After committing changes in your local repository, it is time to push those changes to the remote repository. Push transfers the data to a specified remote repository.
Before merging changes into the main repository developer that made changes to original code opens a pull request. Pull request tells other team members about changes that were made. Once it is opened, others can review changes, discuss potential improvements and finally merge the changes either to the master branch or any other.
After the pull request is reviewed and approved it is time to merge changes into the main repository. Merging is Git’s way of integrating code changes that were made separately back into the source code repository.
A list of some git commands and their explanations
– git status: Shows us the current status of the local repository
– git pull: Takes the changes from an another repository and merges them into the current branch
– git checkout: A very powerful command that can, based on the parameters, discard changes on non-committed files, switch to another branch or even switch the state of a single file to a specific point in time marked with a commit hash.
– git rebase: Reapplies the current commit sequence, from the local repository, on top of the other commits. It gives a new base to the current commit sequence.
– git log: Shows us the history of commits along with some details like: hash id, author, commit message, etc.
A hook in our world is basically an action that happens at a certain point of script/program execution. We are in need of a hook when we have repetitive tasks. For example, if we find ourselves writing the ticket number in every commit on a project, we can automate it by using the hook named: prepare-commit-msg.

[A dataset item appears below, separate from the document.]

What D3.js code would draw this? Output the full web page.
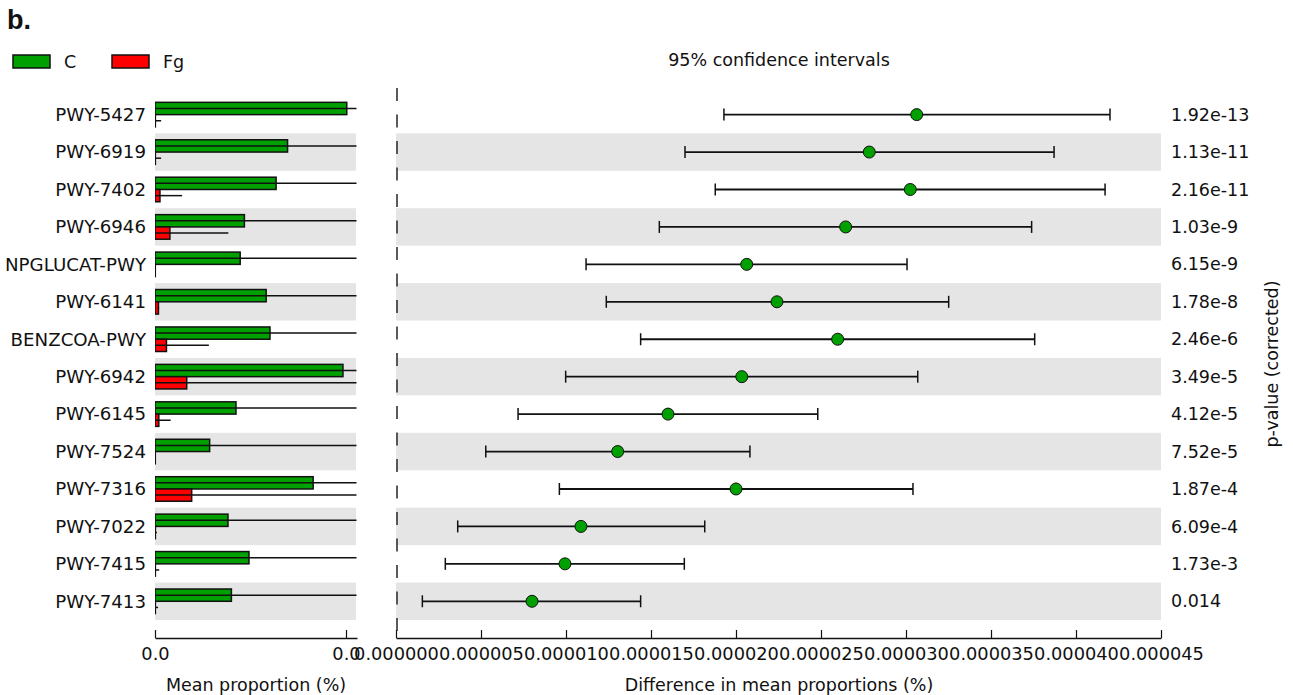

The previously mentioned hook is nothing but a script with this specific name, situated in a specific directory that executes a moment before the commit is made. Our command prepends the branch name to the commit message.
BRANCH=[$(git rev-parse –symbolic-full-name –abbrev-ref HEAD)]echo “$BRANCH $MESSAGE” > $FILE
Some other hooks worth mentioning:
– post-commit: invoked after the commit is made. Usage example: triggering the “git log” command to see the commit details.
– pre-rebase: invoked before rebasing. Usage example: prevention from rebasing if the current branch is not the same as the branch we are rebasing from.
– pre-push: invoked before pushing. Usage example: prevention from pushing the code if any of the automated tests fail.
Git patches are not used very often. In fact there are specific non-everyday situations where patches can be used.
The idea behind the patches is the avoidance of a central repository if for some reason we can’t or won’t connect to it, while still tracking the changes and being able to send them to someone for review. In fact, while using Drupal we can stumble upon a lot of git diff patches just by searching for improvements of their modules.
It works like this: the first user creates the patch file based on the changes in the local repository and sends it to another user, who will then apply those changes by applying the patch.
In conclusion, working on projects without some kind of code versioning would be devastating for everyone involved in it. There wouldn’t be any code reviews, time management would be extremely difficult to maintain, and in the end, the projects would be just a plain piece of code fallen from the sky with no development history.